At Tuckaway Farm, we aim to satisfy our family’s requirement for the fresh, healthful food necessary to maintaining an authentic Italian kitchen, and to create a surplus for sale to the local community. All of our produce is raised using environmentally sound methods, and our animals are reared on sustainable maintained pastures. On our ten acres, we produce high-quality vegetables, as well as free-range poultry and eggs. We plan to expand our small flock of Icelandic sheep to provide meat and wool. Our young orchard will begin to produce apples, peaches, pears, apricots, plums, and cherries in the next year or so.
We grow a wide variety of vegetables, many typical of the area, some not so typical, like radicchio di Treviso, San Marzano plum tomatoes for canning, and wild arugula. Using our knowledge of Italian cookery, we preserve some of it as arugula and parsley pesto, as tuna and red pepper conserve, and as dried zucchini for risotto and soup. We intend to offer some of these products for sale to you.
Linking Sustainable Agriculture in the United States and Italy
Before acquiring Tuckaway Farm in 2005, we lived in Città della Pieve, in Central Italy, where we operated a bed-and-breakfast in Molinella I, a rural farmhouse that we had restored. We produced organically grown olives in our 363-tree grove, which were pressed into organic extra-virgin olive oil in Macine del Trasimeno, a mill with a traditional stone press. We also grew wheat, sunflowers, and alfalfa for the Italian market.
When we moved to Massachusetts, our last crop of olives remained to be harvested. Two friends picked them, and Eros Mercuriali, the miller, brought them to his mill every day and pressed them (you’ll find the mill’s website listed on our Related Links page). In addition to our last seventy liters, we imported a little more from Eros and sold it to friends and relatives who had visited our bed and breakfast and loved the oil.
The small success we had encouraged us to repeat the process, on a slightly larger scale. Since we no longer own the grove in Italy, we decided to import oil directly from Eros, who together with his partner Gianluigi Matturri, have a total of 10,500 olive trees, spread out in three groves that cover 163 acres. This may seem like an awful lot of olive trees, but the large commercial growers in the south of Italy have groves that are vast by comparison.
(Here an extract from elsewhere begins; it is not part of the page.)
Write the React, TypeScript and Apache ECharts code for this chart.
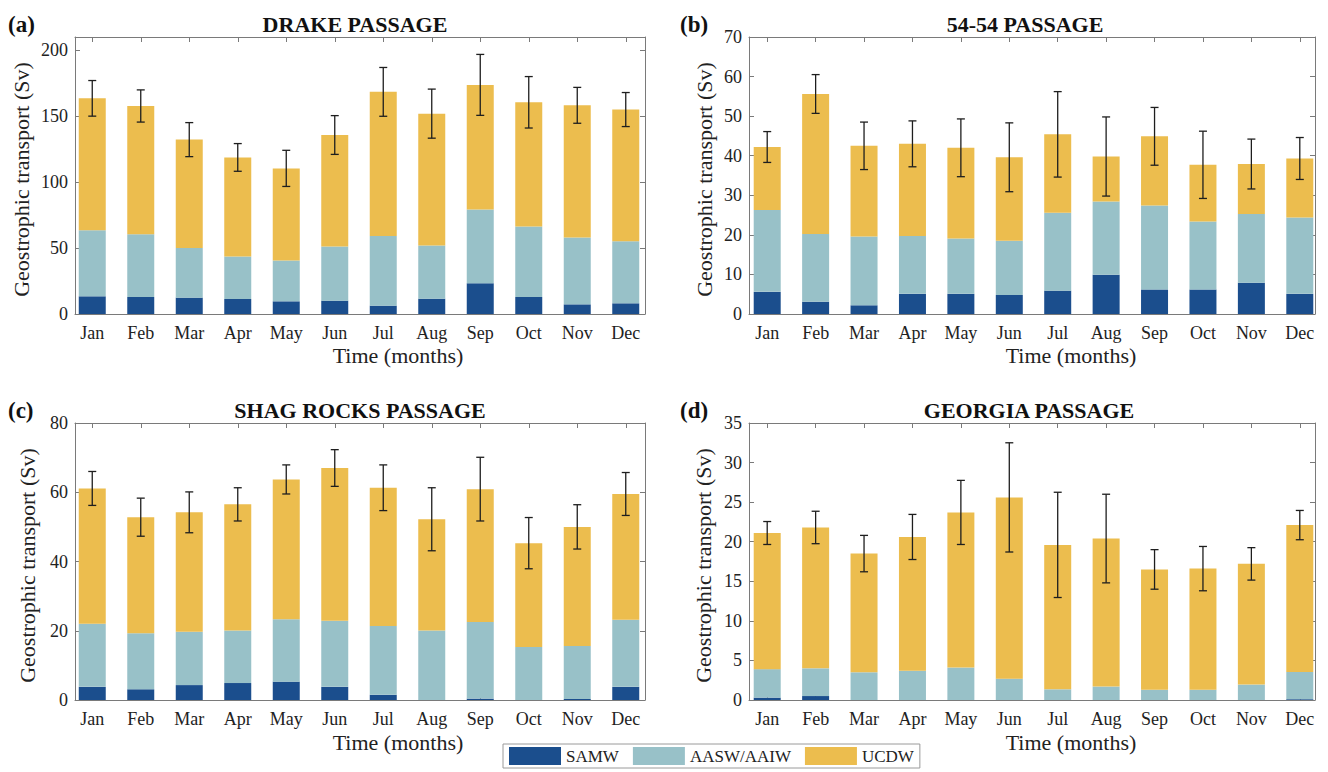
import React, { useEffect, useRef } from "react";
import * as echarts from "echarts";

const months = ["Jan", "Feb", "Mar", "Apr", "May", "Jun", "Jul", "Aug", "Sep", "Oct", "Nov", "Dec"];
const seriesNames = ["SAMW", "AASW/AAIW", "UCDW"];
const colors = ["#1b4e8d", "#98c1c8", "#ecbd4e"];

// (a) Drake Passage
const drakeSAMW = [13.4, 12.9, 12.4, 11.4, 9.6, 10.1, 6.3, 11.6, 23.3, 12.9, 7.3, 8.1];
const drakeAASW = [50.1, 47.6, 37.7, 32.1, 30.9, 41.0, 52.9, 40.3, 55.9, 53.4, 50.7, 47.1];
const drakeUCDW = [100.0, 97.2, 82.1, 75.2, 69.9, 84.6, 109.2, 100.0, 94.5, 94.2, 100.2, 99.8];
const drakeErr = [13.5, 12.2, 12.9, 10.5, 13.7, 14.7, 18.5, 18.6, 23.1, 19.5, 13.6, 12.9];

// (b) 54-54 Passage
const p5454SAMW = [5.6, 3.1, 2.2, 5.1, 5.1, 4.8, 5.9, 9.9, 6.2, 6.2, 7.9, 5.1];
const p5454AASW = [20.7, 17.1, 17.4, 14.6, 14.0, 13.7, 19.7, 18.5, 21.2, 17.2, 17.4, 19.3];
const p5454UCDW = [15.9, 35.4, 22.9, 23.3, 22.9, 21.1, 19.8, 11.4, 17.5, 14.3, 12.6, 14.9];
const p5454Err = [3.9, 4.9, 6.0, 5.8, 7.3, 8.7, 10.8, 10.0, 7.3, 8.5, 6.3, 5.3];

// (c) Shag Rocks Passage
const shagSAMW = [3.8, 3.1, 4.3, 4.9, 5.3, 3.8, 1.5, 0.0, 0.4, 0.0, 0.3, 3.8];
const shagAASW = [18.2, 16.2, 15.4, 15.2, 18.0, 19.1, 19.9, 20.1, 22.1, 15.3, 15.3, 19.4];
const shagUCDW = [39.1, 33.5, 34.5, 36.4, 40.4, 44.1, 39.9, 32.1, 38.4, 30.0, 34.4, 36.3];
const shagErr = [4.9, 5.5, 5.9, 4.8, 4.2, 5.3, 6.6, 9.1, 9.2, 7.4, 6.4, 6.2];

// (d) Georgia Passage
const georgiaSAMW = [0.3, 0.5, 0.0, 0.0, 0.0, 0.0, 0.0, 0.0, 0.0, 0.0, 0.0, 0.1];
const georgiaAASW = [3.6, 3.5, 3.5, 3.7, 4.1, 2.7, 1.35, 1.7, 1.3, 1.3, 1.95, 3.45];
const georgiaUCDW = [17.2, 17.8, 15.0, 16.9, 19.6, 22.9, 18.25, 18.7, 15.2, 15.3, 15.25, 18.55];
const georgiaErr = [1.45, 2.05, 2.3, 2.85, 4.05, 6.9, 6.65, 5.6, 2.5, 2.8, 2.05, 1.85];

const FONT = '"Liberation Serif", "Times New Roman", serif';
const AXIS_COLOR = "#7a7a7a";
const TEXT_COLOR = "#222222";

const panels = [
  {
    label: "(a)", title: "DRAKE PASSAGE", layers: [drakeSAMW, drakeAASW, drakeUCDW], err: drakeErr,
    ymax: 210, interval: 50, boxL: 75, boxR: 645, catL: 68, catR: 650, top: 37, bottom: 314,
    titleX: 355, titleY: 24, labelX: 8, xnameX: 398, xnameY: 355, ynameX: 21,
  },
  {
    label: "(b)", title: "54-54 PASSAGE", layers: [p5454SAMW, p5454AASW, p5454UCDW], err: p5454Err,
    ymax: 70, interval: 10, boxL: 749, boxR: 1315, catL: 743, catR: 1324, top: 37, bottom: 314,
    titleX: 1025, titleY: 24, labelX: 680, xnameX: 1071, xnameY: 355, ynameX: 704,
  },
  {
    label: "(c)", title: "SHAG ROCKS PASSAGE", layers: [shagSAMW, shagAASW, shagUCDW], err: shagErr,
    ymax: 80, interval: 20, boxL: 75, boxR: 645, catL: 68, catR: 650, top: 423, bottom: 700,
    titleX: 360, titleY: 410, labelX: 8, xnameX: 398, xnameY: 742, ynameX: 27,
  },
  {
    label: "(d)", title: "GEORGIA PASSAGE", layers: [georgiaSAMW, georgiaAASW, georgiaUCDW], err: georgiaErr,
    ymax: 35, interval: 5, boxL: 749, boxR: 1315, catL: 743, catR: 1324, top: 423, bottom: 700,
    titleX: 1029, titleY: 410, labelX: 680, xnameX: 1071, xnameY: 742, ynameX: 703,
  },
];

function buildOption() {
  const grid: any[] = [];
  const xAxis: any[] = [];
  const yAxis: any[] = [];
  const series: any[] = [];
  const graphic: any[] = [];

  panels.forEach((p, pi) => {
    const h = p.bottom - p.top;
    grid.push({ left: p.catL, top: p.top, width: p.catR - p.catL, height: h, containLabel: false });
    grid.push({ left: p.boxL, top: p.top, width: p.boxR - p.boxL, height: h, containLabel: false });
    const gBars = 2 * pi;
    const gBox = 2 * pi + 1;

    const tickStyle = { show: true, inside: true, length: 5, alignWithLabel: true, lineStyle: { color: AXIS_COLOR, width: 1 } };
    xAxis.push({
      type: "category", gridIndex: gBars, data: months, position: "bottom",
      axisLine: { show: false }, axisTick: tickStyle, splitLine: { show: false },
      axisLabel: { fontSize: 18, fontFamily: FONT, color: TEXT_COLOR, margin: 10 },
    });
    xAxis.push({
      type: "category", gridIndex: gBars, data: months, position: "top",
      axisLine: { show: false }, axisTick: tickStyle, axisLabel: { show: false }, splitLine: { show: false },
    });
    const lineOnly = {
      type: "value", gridIndex: gBox, min: 0, max: 1,
      axisLine: { show: true, onZero: false, lineStyle: { color: AXIS_COLOR, width: 1 } },
      axisTick: { show: false }, axisLabel: { show: false }, splitLine: { show: false },
    };
    xAxis.push({ ...lineOnly, position: "bottom" });
    xAxis.push({ ...lineOnly, position: "top" });

    yAxis.push({ type: "value", gridIndex: gBars, min: 0, max: p.ymax, show: false, splitLine: { show: false } });
    const yTick = { show: true, inside: true, length: 5, lineStyle: { color: AXIS_COLOR, width: 1 } };
    yAxis.push({
      type: "value", gridIndex: gBox, min: 0, max: p.ymax, interval: p.interval, position: "left",
      axisLine: { show: true, onZero: false, lineStyle: { color: AXIS_COLOR, width: 1 } },
      axisTick: yTick, splitLine: { show: false },
      axisLabel: { fontSize: 18, fontFamily: FONT, color: TEXT_COLOR, margin: 7, showMaxLabel: p.ymax % p.interval === 0 },
    });
    yAxis.push({
      type: "value", gridIndex: gBox, min: 0, max: p.ymax, interval: p.interval, position: "right",
      axisLine: { show: true, onZero: false, lineStyle: { color: AXIS_COLOR, width: 1 } },
      axisTick: yTick, splitLine: { show: false }, axisLabel: { show: false },
    });

    const xIdx = 4 * pi;
    const yIdx = 3 * pi;
    p.layers.forEach((vals, li) => {
      series.push({
        type: "bar", name: seriesNames[li], xAxisIndex: xIdx, yAxisIndex: yIdx, stack: "s" + pi,
        data: vals, barWidth: 27, itemStyle: { color: colors[li] }, z: 2,
      });
    });
    const totals = months.map((_, i) => p.layers[0][i] + p.layers[1][i] + p.layers[2][i]);
    series.push({
      type: "custom", name: "err" + pi, xAxisIndex: xIdx, yAxisIndex: yIdx, z: 10,
      encode: { x: 0, y: 1 },
      data: months.map((_, i) => [i, totals[i], p.err[i]]),
      renderItem: (params: any, api: any) => {
        const x = api.value(0);
        const c = api.value(1);
        const s = api.value(2);
        const hi = api.coord([x, c + s]);
        const lo = api.coord([x, c - s]);
        const w = 4;
        const st = { stroke: "#1e1e1e", lineWidth: 1.3 };
        return {
          type: "group",
          children: [
            { type: "line", shape: { x1: hi[0], y1: hi[1], x2: lo[0], y2: lo[1] }, style: st },
            { type: "line", shape: { x1: hi[0] - w, y1: hi[1], x2: hi[0] + w, y2: hi[1] }, style: st },
            { type: "line", shape: { x1: lo[0] - w, y1: lo[1], x2: lo[0] + w, y2: lo[1] }, style: st },
          ],
        };
      },
    });

    graphic.push({
      type: "text", x: p.labelX, y: p.titleY,
      style: { text: p.label, font: `bold 23px ${FONT}`, fill: "#111", textAlign: "left", align: "left", textVerticalAlign: "middle", verticalAlign: "middle" },
    });
    graphic.push({
      type: "text", x: p.titleX, y: p.titleY,
      style: { text: p.title, font: `bold 22px ${FONT}`, fill: "#111", textAlign: "center", align: "center", textVerticalAlign: "middle", verticalAlign: "middle" },
    });
    graphic.push({
      type: "text", x: p.xnameX, y: p.xnameY,
      style: { text: "Time (months)", font: `22px ${FONT}`, fill: TEXT_COLOR, textAlign: "center", align: "center", textVerticalAlign: "middle", verticalAlign: "middle" },
    });
    graphic.push({
      type: "text", x: p.ynameX, y: (p.top + p.bottom) / 2 + 4, rotation: Math.PI / 2,
      style: { text: "Geostrophic transport (Sv)", font: `22px ${FONT}`, fill: TEXT_COLOR, textAlign: "center", align: "center", textVerticalAlign: "middle", verticalAlign: "middle" },
    });
  });

  return {
    animation: false,
    backgroundColor: "#ffffff",
    grid, xAxis, yAxis, series, graphic,
    legend: {
      data: seriesNames,
      left: 503, top: 744,
      orient: "horizontal",
      icon: "rect",
      itemWidth: 52, itemHeight: 18, itemGap: 14,
      padding: [3, 6, 3, 6],
      borderColor: "#9a9a9a", borderWidth: 1, borderRadius: 0,
      backgroundColor: "#ffffff",
      textStyle: { fontSize: 17, fontFamily: FONT, color: TEXT_COLOR, padding: [0, 0, 0, 0] },
      selectedMode: false,
    },
  };
}

export default function App() {
  const ref = useRef<HTMLDivElement>(null);
  useEffect(() => {
    if (!ref.current) return;
    const chart = echarts.init(ref.current, null, { renderer: "svg" });
    chart.setOption(buildOption() as any);
    return () => chart.dispose();
  }, []);
  return (
    <div
      ref={ref}
      style={{ position: "fixed", left: 0, top: 0, width: 1328, height: 772, background: "#fff" }}
    />
  );
}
Eros and Gianluigi have won international prizes for their oil, and they are both devoted to producing oil of exceptional quality. They also share our dedication to sustainable agriculture. We know their groves, we know their mill, and we know their informed passion for good olive oil.
Our relationship with them has allowed us to link our little farm in Massachusetts with a small farm in Italy that runs on the same guiding principles.
The experience of living in rural Italy gave us the taste for the agricultural life. And that is what brought us here to Conway, Massachusetts, and Tuckaway Farm.